Did I mention that my friend Ken hates Vegas? He insisted on leaving the next day after the premiere, which I agreed to reluctantly. Well, he ended up having such a good time, that Ken broke his “24 hour rule” and we stayed two nights in Sin City-a first for him! As a native Los Angelino, I was unimpressed by the stars, but wanted to support my friends in the cast. As some of you know, I was part of the development process for six months before my character was cut two weeks before the show previewed. I was proud of the performers work, and astonished at how much talent, energy, and good will goes into each and every show.
The show is very celebratory and high energy, sporting a sort of Disney feel. I think this was on purpose, in order to appeal to audiences of all ages. It is a hybrid of singing, dancing, and acrobats, sort of a tribute to Elvis’ music and work in the film industry. But I could not help but think that was something was missing. As Randy Lewis from the LA Times said “Cirque du Soleil clearly loves Elvis tender, but in the end "Viva Elvis" never lets him step off the mystery train.” My friend Ken put it very well when he said “the choreography could have been for any song-there was nothing that was specifically Elvis”.
Although the character of Colonel Parker, who was Elvis’ manager for many years, narrates the show via three monologues about Elvis’ life-the dialogue is very “Wikipedia”, meaning factual but devoid of emotion or opinion. Unfortunately, this result is a lack of connection on the audiences’ part to the piece as a whole. With Viva Elvis, Cirque du Soleil has attempted a traditional Strip spectacular — and in doing so, have sacrificed warming the hearts of the audience or telling Elvis’ personal story.

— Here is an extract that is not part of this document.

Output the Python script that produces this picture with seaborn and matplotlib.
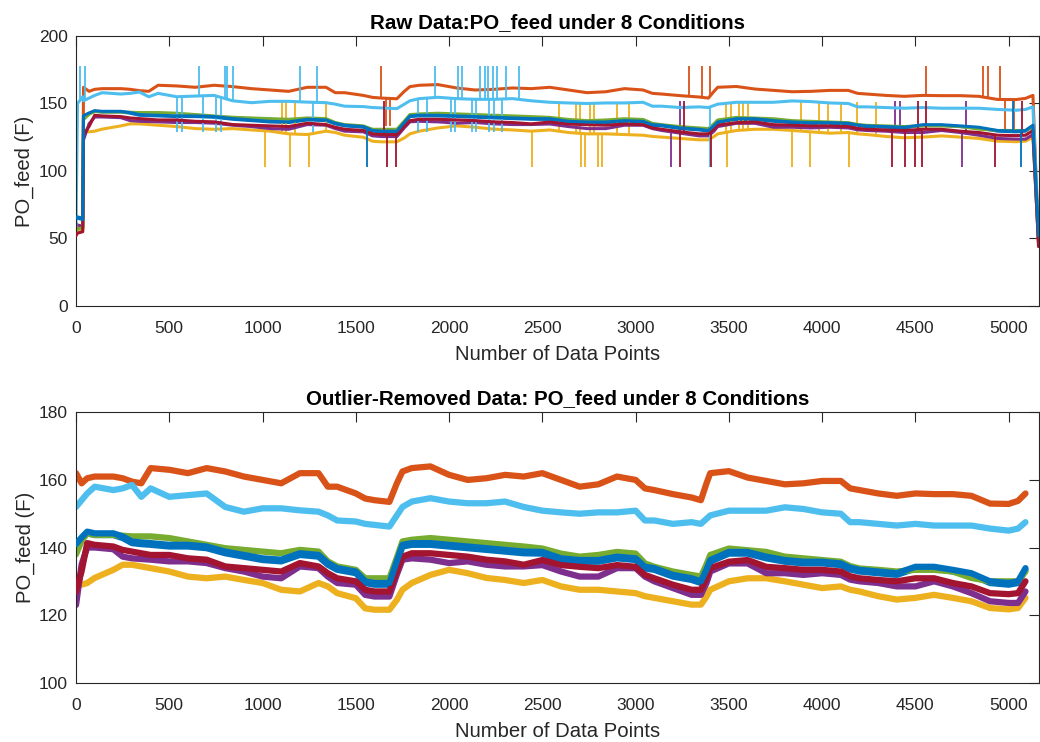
import numpy as np
import pandas as pd
import matplotlib
matplotlib.use("Agg")
import matplotlib.pyplot as plt
import seaborn as sns

# ---------------- data ----------------
conditions = [f"Condition {i}" for i in range(1, 9)]
colors = ['#0072BD', '#D95319', '#EDB120', '#7E2F8E', '#77AC30', '#4DBEEE', '#A2142F', '#0072BD']

# sample positions (data-point index) of the outlier-removed series
x_clean = [0, 30, 60, 100, 200, 250, 300, 350, 400, 500, 600, 700, 800, 900, 1000, 1100,
           1200, 1300, 1350, 1400, 1500, 1550, 1600, 1680, 1720, 1750, 1800, 1900, 2000,
           2100, 2200, 2300, 2400, 2500, 2600, 2700, 2800, 2900, 3000, 3050, 3100, 3200,
           3300, 3350, 3380, 3400, 3500, 3600, 3700, 3800, 3900, 4000, 4100, 4150, 4200,
           4300, 4400, 4500, 4600, 4700, 4800, 4900, 5000, 5050, 5090]

c1_blue = [140.5, 142.5, 144.2, 143.7, 143.7, 142.8, 141.3, 141.0, 140.8, 140.3, 140.3, 139.8,
           138.3, 137.3, 136.3, 135.9, 137.8, 137.3, 134.9, 133.4, 132.4, 129.5, 129.0, 129.0,
           135.5, 140.3, 140.8, 140.8, 140.3, 139.8, 139.3, 138.8, 138.3, 138.2, 136.3, 135.8,
           135.8, 136.8, 136.3, 133.8, 133.4, 131.4, 130.4, 129.5, 133.0, 135.8, 138.2, 138.2,
           136.8, 135.8, 135.3, 135.3, 134.8, 133.5, 132.9, 132.4, 131.9, 133.8, 133.8, 132.9,
           131.9, 129.5, 129.0, 129.5, 133.4]
c2_orange = [162.0, 159.0, 160.5, 161.0, 161.0, 160.5, 159.5, 159.0, 163.5, 163.0, 162.0, 163.5,
             162.5, 161.0, 160.0, 159.0, 162.0, 162.0, 158.0, 158.0, 156.0, 154.5, 154.0, 153.5,
             159.0, 162.5, 163.5, 164.0, 161.5, 160.0, 160.5, 161.5, 161.0, 162.0, 160.0, 158.0,
             158.7, 161.0, 160.0, 157.5, 157.0, 155.8, 154.8, 154.0, 159.0, 162.0, 162.6, 160.7,
             159.7, 158.7, 159.0, 159.7, 159.7, 157.5, 157.0, 156.0, 155.3, 156.0, 155.8, 155.8,
             155.3, 153.0, 152.9, 153.8, 156.0]
c3_yellow = [130.0, 129.0, 129.5, 131.0, 133.4, 134.9, 134.9, 134.4, 133.9, 132.9, 131.4, 130.9,
             131.4, 130.4, 129.5, 127.5, 127.0, 129.5, 128.5, 126.5, 125.0, 122.0, 121.6, 121.6,
             124.5, 127.5, 129.5, 131.9, 133.4, 132.4, 131.0, 130.4, 129.5, 130.4, 128.5, 127.5,
             127.5, 127.0, 126.5, 125.6, 125.1, 124.1, 123.1, 123.1, 125.5, 127.5, 130.0, 130.9,
             130.9, 130.0, 129.0, 128.0, 128.5, 127.5, 127.0, 125.6, 124.6, 125.1, 126.0, 125.1,
             124.1, 122.1, 121.7, 122.1, 125.1]
c4_purple = [123.0, 135.0, 140.0, 140.0, 139.5, 137.3, 136.8, 136.6, 136.4, 135.9, 135.9, 135.4,
             133.9, 132.9, 131.4, 130.9, 134.4, 133.9, 131.4, 129.5, 129.0, 126.0, 125.5, 125.5,
             132.0, 136.4, 136.8, 136.4, 135.4, 135.9, 134.9, 134.4, 134.4, 134.8, 132.9, 131.4,
             131.4, 133.9, 133.9, 131.4, 130.0, 128.0, 126.0, 126.0, 129.5, 132.9, 135.3, 135.3,
             132.4, 132.4, 131.9, 132.4, 131.9, 130.5, 130.0, 129.5, 128.5, 128.5, 130.0, 128.5,
             126.5, 124.1, 123.6, 123.6, 127.0]
c5_green = [138.0, 142.0, 144.2, 143.7, 143.7, 143.5, 143.3, 143.3, 143.3, 142.8, 141.8, 140.8,
            139.8, 139.3, 138.8, 138.3, 139.3, 138.8, 135.9, 134.4, 133.4, 130.9, 130.9, 130.9,
            137.0, 141.8, 142.3, 142.8, 142.3, 141.8, 141.3, 140.8, 140.3, 139.7, 138.2, 137.3,
            137.8, 138.7, 138.2, 135.3, 134.3, 132.9, 131.9, 131.4, 135.0, 137.8, 139.7, 139.2,
            138.7, 137.3, 136.8, 136.3, 135.8, 134.5, 133.8, 133.4, 132.9, 133.4, 133.4, 132.9,
            131.0, 130.0, 130.0, 130.0, 132.9]
c6_lightblue = [152.0, 154.0, 156.0, 158.0, 157.0, 157.5, 158.5, 155.0, 157.5, 155.0, 155.5, 156.0,
                152.0, 150.6, 151.6, 151.6, 151.0, 150.6, 149.5, 148.0, 147.7, 147.0, 146.7, 146.2,
                149.5, 152.0, 153.6, 154.6, 153.6, 153.1, 153.1, 153.6, 152.0, 150.9, 150.4, 150.0,
                150.4, 150.4, 150.9, 148.0, 148.0, 147.0, 147.5, 147.0, 148.5, 149.5, 150.9, 150.9,
                150.9, 151.9, 151.4, 150.4, 150.0, 147.5, 147.5, 147.0, 146.5, 147.0, 146.5, 146.5,
                146.5, 145.6, 145.0, 145.6, 147.5]
c7_darkred = [127.0, 133.0, 141.3, 140.8, 140.3, 139.3, 138.8, 138.3, 137.8, 137.8, 136.8, 136.4,
              134.4, 133.9, 133.4, 132.9, 135.4, 134.4, 132.4, 130.9, 130.0, 127.5, 127.0, 127.0,
              133.0, 137.3, 138.3, 138.3, 137.8, 137.3, 136.4, 135.9, 134.9, 136.3, 134.8, 134.3,
              133.9, 134.8, 134.3, 131.9, 130.9, 129.0, 127.5, 127.5, 131.0, 133.9, 135.8, 136.3,
              134.3, 133.9, 133.4, 133.4, 132.9, 131.5, 130.9, 130.4, 130.0, 130.9, 130.9, 129.5,
              128.5, 126.5, 126.2, 126.5, 130.0]
c8_blue = [141.0, 143.0, 144.7, 144.2, 144.2, 143.3, 141.8, 141.5, 141.3, 140.8, 140.8, 140.3,
           138.8, 137.8, 136.8, 136.4, 138.3, 137.8, 135.4, 133.9, 132.9, 130.0, 129.5, 129.5,
           136.0, 140.8, 141.3, 141.3, 140.8, 140.3, 139.8, 139.3, 138.8, 138.7, 136.8, 136.3,
           136.3, 137.3, 136.8, 134.3, 133.9, 131.9, 130.9, 130.0, 133.5, 136.3, 138.7, 138.7,
           137.3, 136.3, 135.8, 135.8, 135.3, 134.0, 133.4, 132.9, 132.4, 134.3, 134.3, 133.4,
           132.4, 130.0, 129.5, 130.0, 133.9]
clean_values = [c1_blue, c2_orange, c3_yellow, c4_purple, c5_green, c6_lightblue, c7_darkred, c8_blue]

# raw data: start-up segment, shift of the steady part, shut-down value
raw_start_x = [0, 8, 36]
raw_start_values = [[67, 66, 65], [58, 57.5, 57], [57, 56, 56], [61, 60, 59],
                    [56, 57, 58], [60, 150, 155], [52, 54, 55], [66, 65, 64]]
raw_shift = 40
raw_end_x = 5160
raw_end_values = [50, 48, 47, 46, 48, 50, 44, 52]

# outlier spikes in the raw data: (index, extreme value)
spikes = {
    "Condition 1": [],
    "Condition 2": [(1636, 178), (3287, 178), (3355, 178), (3401, 178), (4554, 178),
                    (4863, 178), (4888, 178), (4955, 178), (1663, 133), (1684, 133),
                    (4979, 130), (5030, 130)],
    "Condition 3": [(1105, 151), (1128, 151), (1172, 151), (1338, 151), (2591, 151),
                    (2680, 151), (2702, 151), (2755, 151), (2778, 151), (2900, 151),
                    (2966, 151), (3483, 151), (3510, 151), (3555, 151), (3576, 151),
                    (3603, 151), (3885, 151), (3983, 151), (4031, 151), (4099, 151),
                    (4185, 151), (4287, 151), (1012, 103), (1146, 103), (1247, 103),
                    (2443, 103), (2707, 103), (2729, 103), (2800, 103), (2818, 103),
                    (3489, 103), (3837, 103), (3935, 103), (4143, 103)],
    "Condition 4": [(3189, 103), (4747, 103), (3239, 152), (4393, 152), (4416, 152), (4772, 152)],
    "Condition 5": [],
    "Condition 6": [(21, 178), (48, 178), (660, 178), (798, 178), (812, 178), (842, 178),
                    (1200, 178), (1292, 178), (1927, 178), (2047, 178), (2070, 178),
                    (2168, 178), (2190, 178), (2211, 178), (2236, 178), (2259, 178),
                    (2307, 178), (2377, 178), (539, 129), (566, 129), (682, 129), (753, 129),
                    (775, 129), (1270, 129), (1833, 129), (1883, 129), (2012, 129), (2034, 129),
                    (2122, 129), (2145, 129), (2216, 129), (2240, 129), (2284, 129), (3400, 103)],
    "Condition 7": [(1667, 103), (1713, 103), (3239, 103), (3405, 103), (4372, 103),
                    (4443, 103), (4500, 103), (4536, 103), (4925, 103), (1650, 152),
                    (3260, 152), (4513, 152), (4559, 152), (5071, 152)],
    "Condition 8": [(1561, 103), (5068, 103), (5021, 152)],
}

x_ticks = [0, 500, 1000, 1500, 2000, 2500, 3000, 3500, 4000, 4500, 5000]

# ---------------- tables for seaborn ----------------
clean_rows, raw_rows = [], []
for name, vals, sv, ev in zip(conditions, clean_values, raw_start_values, raw_end_values):
    for x, v in zip(x_clean, vals):
        clean_rows.append((name, x, v))
    for x, v in zip(raw_start_x, sv):
        raw_rows.append((name, x, v))
    for x, v in zip(x_clean, vals):
        raw_rows.append((name, x + raw_shift, v))
    raw_rows.append((name, raw_end_x, ev))
clean_df = pd.DataFrame(clean_rows, columns=["condition", "index", "PO_feed"])
raw_df = pd.DataFrame(raw_rows, columns=["condition", "index", "PO_feed"])

# ---------------- style ----------------
sns.set_theme(style="white")
plt.rcParams['font.family'] = ['Liberation Sans', 'DejaVu Sans']
ink = '#262626'
palette = dict(zip(conditions, colors))

fig = plt.figure(figsize=(10.4, 7.42), dpi=100)
ax1 = fig.add_axes([0.0731, 0.5876, 0.9255, 0.3639])
ax2 = fig.add_axes([0.0731, 0.0799, 0.9255, 0.3644])

sns.lineplot(data=raw_df, x="index", y="PO_feed", hue="condition", hue_order=conditions,
             palette=palette, estimator=None, sort=False, legend=False, linewidth=2.2, ax=ax1)
sns.lineplot(data=clean_df, x="index", y="PO_feed", hue="condition", hue_order=conditions,
             palette=palette, estimator=None, sort=False, legend=False, linewidth=4.5, ax=ax2)

# stack like MATLAB: each condition (with its spikes) above the previous one
for i, line in enumerate(ax1.lines):
    line.set_zorder(2 + i * 0.1)
for i, line in enumerate(ax2.lines):
    line.set_zorder(2 + i * 0.1)

for i, name in enumerate(conditions):
    sp = spikes[name]
    if not sp:
        continue
    d = raw_df[raw_df.condition == name]
    sx = [s[0] for s in sp]
    sy = [s[1] for s in sp]
    base = np.interp(sx, d["index"].to_numpy(), d["PO_feed"].to_numpy())
    ax1.vlines(sx, base, sy, colors=colors[i], linewidth=1.3, zorder=2 + i * 0.1)

for ax, title, ylim, yticks in [
        (ax1, "Raw Data:PO_feed under 8 Conditions", (0, 200), [0, 50, 100, 150, 200]),
        (ax2, "Outlier-Removed Data: PO_feed under 8 Conditions", (100, 180), [100, 120, 140, 160, 180])]:
    ax.set_xlim(0, 5160)
    ax.set_ylim(*ylim)
    ax.set_xticks(x_ticks)
    ax.set_yticks(yticks)
    ax.set_xlabel("Number of Data Points", fontsize=14.6, color=ink, labelpad=6.5)
    ax.set_ylabel("PO_feed (F)", fontsize=14.6, color=ink, labelpad=3)
    ax.set_title(title, fontsize=14.8, fontweight='bold', color='black', pad=6)
    ax.tick_params(axis='x', direction='in', length=7, width=0.8, top=True,
                   labelsize=12.5, colors=ink, pad=11)
    ax.tick_params(axis='y', direction='in', length=7, width=0.8, right=True,
                   labelsize=12.5, colors=ink, pad=6)
    for s in ax.spines.values():
        s.set_color(ink)
        s.set_linewidth(0.8)
        s.set_visible(True)

fig.savefig("out.png", dpi=100, facecolor='white')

David McKee from Las Vegas CityLife says “About the best that can be said for this patronizing “tribute” is it’ll make you want to watch some Presley movies. Audiences should stamp Viva Elvis: “Return to sender.” Ouch-that is harsh-I would not go that far. But it does bring up the question “what makes theatre good?” For me, it is an emotional connection to the show. But does that guarantee a hit show? I guess if we knew the answer to that, we would all be millionaires! Viva Las Vegas! Viva Elvis!